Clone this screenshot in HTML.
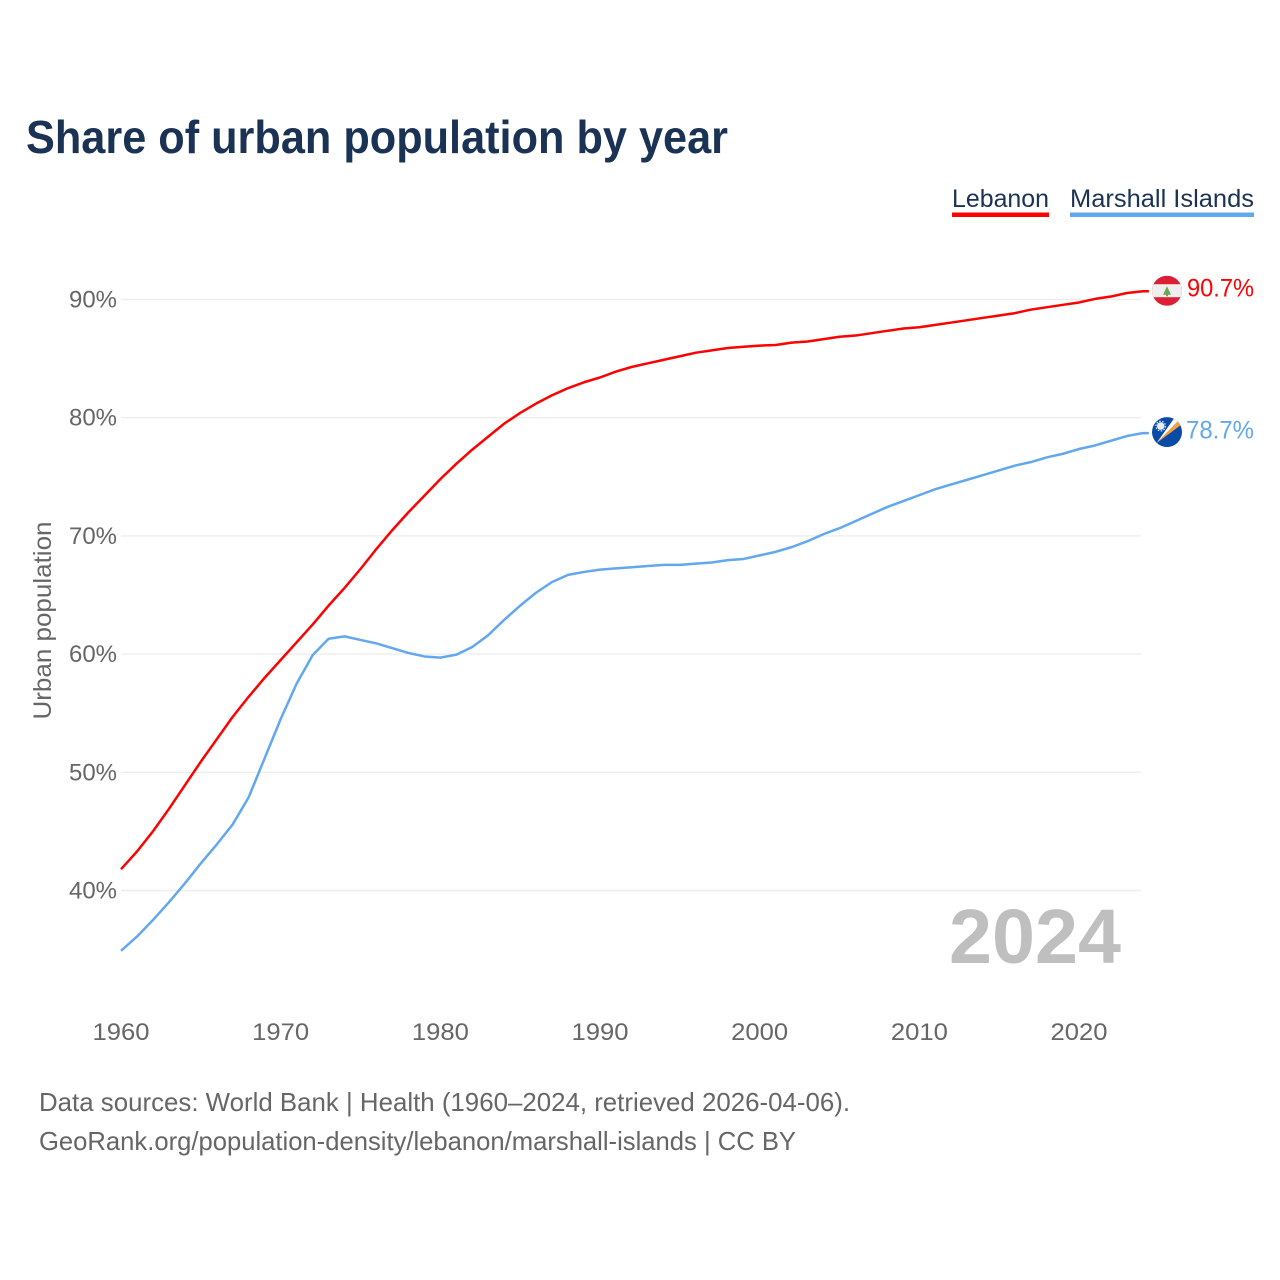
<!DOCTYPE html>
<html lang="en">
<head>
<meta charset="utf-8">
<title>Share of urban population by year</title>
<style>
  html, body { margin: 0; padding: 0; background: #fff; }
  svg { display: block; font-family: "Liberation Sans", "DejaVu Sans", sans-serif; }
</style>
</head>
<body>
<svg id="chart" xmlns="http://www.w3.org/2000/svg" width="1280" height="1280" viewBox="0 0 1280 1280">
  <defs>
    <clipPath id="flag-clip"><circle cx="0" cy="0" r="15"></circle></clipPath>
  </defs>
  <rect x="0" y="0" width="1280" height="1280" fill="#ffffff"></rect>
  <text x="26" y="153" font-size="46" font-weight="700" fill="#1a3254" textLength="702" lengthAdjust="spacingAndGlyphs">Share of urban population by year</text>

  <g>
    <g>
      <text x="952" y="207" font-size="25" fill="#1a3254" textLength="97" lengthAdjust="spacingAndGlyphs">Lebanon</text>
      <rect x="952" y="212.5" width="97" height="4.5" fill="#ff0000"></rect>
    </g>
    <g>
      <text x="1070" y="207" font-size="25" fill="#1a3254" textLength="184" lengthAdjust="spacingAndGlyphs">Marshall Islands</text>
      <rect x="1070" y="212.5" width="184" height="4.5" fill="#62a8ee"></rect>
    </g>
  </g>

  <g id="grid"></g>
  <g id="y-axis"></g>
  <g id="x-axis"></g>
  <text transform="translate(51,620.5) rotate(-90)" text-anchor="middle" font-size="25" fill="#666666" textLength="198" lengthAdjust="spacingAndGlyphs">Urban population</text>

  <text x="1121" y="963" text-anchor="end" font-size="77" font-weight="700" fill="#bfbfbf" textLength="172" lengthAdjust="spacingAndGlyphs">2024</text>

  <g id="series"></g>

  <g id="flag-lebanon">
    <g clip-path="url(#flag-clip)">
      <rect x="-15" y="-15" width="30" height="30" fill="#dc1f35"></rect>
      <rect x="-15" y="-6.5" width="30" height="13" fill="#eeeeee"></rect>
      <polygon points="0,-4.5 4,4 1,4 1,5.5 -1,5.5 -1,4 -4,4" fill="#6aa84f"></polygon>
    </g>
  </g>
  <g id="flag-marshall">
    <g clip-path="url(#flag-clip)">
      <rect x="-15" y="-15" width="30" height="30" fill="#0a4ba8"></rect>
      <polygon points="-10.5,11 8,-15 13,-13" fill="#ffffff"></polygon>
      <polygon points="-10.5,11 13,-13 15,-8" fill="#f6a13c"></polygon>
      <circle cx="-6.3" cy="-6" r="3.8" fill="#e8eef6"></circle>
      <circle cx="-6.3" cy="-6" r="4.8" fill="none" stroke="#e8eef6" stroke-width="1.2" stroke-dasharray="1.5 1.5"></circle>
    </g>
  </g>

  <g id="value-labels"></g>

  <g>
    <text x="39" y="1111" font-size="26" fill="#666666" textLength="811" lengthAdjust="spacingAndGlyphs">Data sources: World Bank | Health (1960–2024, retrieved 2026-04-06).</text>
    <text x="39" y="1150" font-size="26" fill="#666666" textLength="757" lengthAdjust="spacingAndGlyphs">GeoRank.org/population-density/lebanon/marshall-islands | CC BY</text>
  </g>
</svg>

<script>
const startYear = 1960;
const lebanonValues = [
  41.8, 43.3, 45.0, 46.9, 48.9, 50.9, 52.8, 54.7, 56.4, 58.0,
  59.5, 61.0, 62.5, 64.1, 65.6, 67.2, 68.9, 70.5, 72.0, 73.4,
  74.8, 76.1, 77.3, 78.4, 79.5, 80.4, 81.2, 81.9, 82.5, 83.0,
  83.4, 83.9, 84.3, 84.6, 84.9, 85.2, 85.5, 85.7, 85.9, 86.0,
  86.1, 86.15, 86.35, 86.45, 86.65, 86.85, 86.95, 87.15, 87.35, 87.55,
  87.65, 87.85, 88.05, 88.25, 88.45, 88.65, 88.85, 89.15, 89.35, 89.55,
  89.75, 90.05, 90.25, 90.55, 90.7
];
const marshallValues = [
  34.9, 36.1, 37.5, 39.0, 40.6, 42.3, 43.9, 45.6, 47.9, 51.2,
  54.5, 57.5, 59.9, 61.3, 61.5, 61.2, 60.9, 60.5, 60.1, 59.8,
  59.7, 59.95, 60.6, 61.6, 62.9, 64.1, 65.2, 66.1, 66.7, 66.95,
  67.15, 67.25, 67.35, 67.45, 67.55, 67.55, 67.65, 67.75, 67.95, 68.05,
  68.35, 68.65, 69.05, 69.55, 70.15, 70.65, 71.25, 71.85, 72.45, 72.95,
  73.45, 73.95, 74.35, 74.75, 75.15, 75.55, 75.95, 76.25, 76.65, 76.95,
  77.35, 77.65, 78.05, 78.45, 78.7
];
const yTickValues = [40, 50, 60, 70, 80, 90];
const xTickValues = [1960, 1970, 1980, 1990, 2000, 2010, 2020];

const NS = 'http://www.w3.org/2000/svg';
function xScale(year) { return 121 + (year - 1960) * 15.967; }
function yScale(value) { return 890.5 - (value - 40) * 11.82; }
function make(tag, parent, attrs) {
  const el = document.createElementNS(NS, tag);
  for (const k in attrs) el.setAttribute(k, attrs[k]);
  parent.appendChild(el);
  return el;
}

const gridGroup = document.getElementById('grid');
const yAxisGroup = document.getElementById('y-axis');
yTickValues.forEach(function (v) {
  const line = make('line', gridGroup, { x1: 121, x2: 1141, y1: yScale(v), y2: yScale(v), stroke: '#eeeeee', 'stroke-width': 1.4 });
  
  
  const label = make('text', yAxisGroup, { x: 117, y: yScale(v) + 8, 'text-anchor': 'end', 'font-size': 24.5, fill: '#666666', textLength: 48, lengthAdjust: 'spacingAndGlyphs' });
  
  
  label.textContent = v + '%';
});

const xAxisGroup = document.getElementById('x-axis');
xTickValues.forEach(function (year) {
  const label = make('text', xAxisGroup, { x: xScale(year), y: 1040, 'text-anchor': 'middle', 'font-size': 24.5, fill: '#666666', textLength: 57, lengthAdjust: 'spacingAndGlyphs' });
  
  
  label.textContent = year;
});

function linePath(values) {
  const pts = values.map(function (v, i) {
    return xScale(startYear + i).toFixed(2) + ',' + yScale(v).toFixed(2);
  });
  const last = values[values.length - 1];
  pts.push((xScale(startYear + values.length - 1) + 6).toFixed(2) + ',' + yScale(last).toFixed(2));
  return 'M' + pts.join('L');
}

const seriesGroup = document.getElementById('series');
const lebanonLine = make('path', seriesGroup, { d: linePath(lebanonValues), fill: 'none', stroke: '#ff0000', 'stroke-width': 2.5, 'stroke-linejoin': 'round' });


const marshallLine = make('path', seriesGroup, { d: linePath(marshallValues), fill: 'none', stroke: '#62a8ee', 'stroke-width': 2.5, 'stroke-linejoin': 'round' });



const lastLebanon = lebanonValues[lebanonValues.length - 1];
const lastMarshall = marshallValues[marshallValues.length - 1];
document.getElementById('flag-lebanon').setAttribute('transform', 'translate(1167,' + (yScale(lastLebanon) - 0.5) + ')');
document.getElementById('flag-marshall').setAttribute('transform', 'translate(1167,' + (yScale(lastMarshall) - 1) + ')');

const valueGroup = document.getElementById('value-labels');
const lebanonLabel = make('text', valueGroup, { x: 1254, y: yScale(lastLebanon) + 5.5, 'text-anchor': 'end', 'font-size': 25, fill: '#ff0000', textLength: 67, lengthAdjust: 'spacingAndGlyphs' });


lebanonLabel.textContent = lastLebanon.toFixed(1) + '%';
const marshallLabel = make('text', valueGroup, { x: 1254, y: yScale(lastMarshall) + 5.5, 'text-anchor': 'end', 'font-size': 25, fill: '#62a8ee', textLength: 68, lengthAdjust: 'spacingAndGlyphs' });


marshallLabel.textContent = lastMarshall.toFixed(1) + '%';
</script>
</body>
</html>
• • • • •
Take the material above from its first line through the line holding "population by year</text>" and set it down exactly, without the pictures.

**EXERCISE SOLUTION**
Clone this screenshot in HTML.
<!DOCTYPE html>
<html lang="en">
<head>
<meta charset="utf-8">
<title>Share of urban population by year</title>
<style>
  html, body { margin: 0; padding: 0; background: #fff; }
  svg { display: block; font-family: "Liberation Sans", "DejaVu Sans", sans-serif; }
</style>
</head>
<body>
<svg id="chart" xmlns="http://www.w3.org/2000/svg" width="1280" height="1280" viewBox="0 0 1280 1280">
  <defs>
    <clipPath id="flag-clip"><circle cx="0" cy="0" r="15"></circle></clipPath>
  </defs>
  <rect x="0" y="0" width="1280" height="1280" fill="#ffffff"></rect>
  <text x="26" y="153" font-size="46" font-weight="700" fill="#1a3254" textLength="702" lengthAdjust="spacingAndGlyphs">Share of urban population by year</text>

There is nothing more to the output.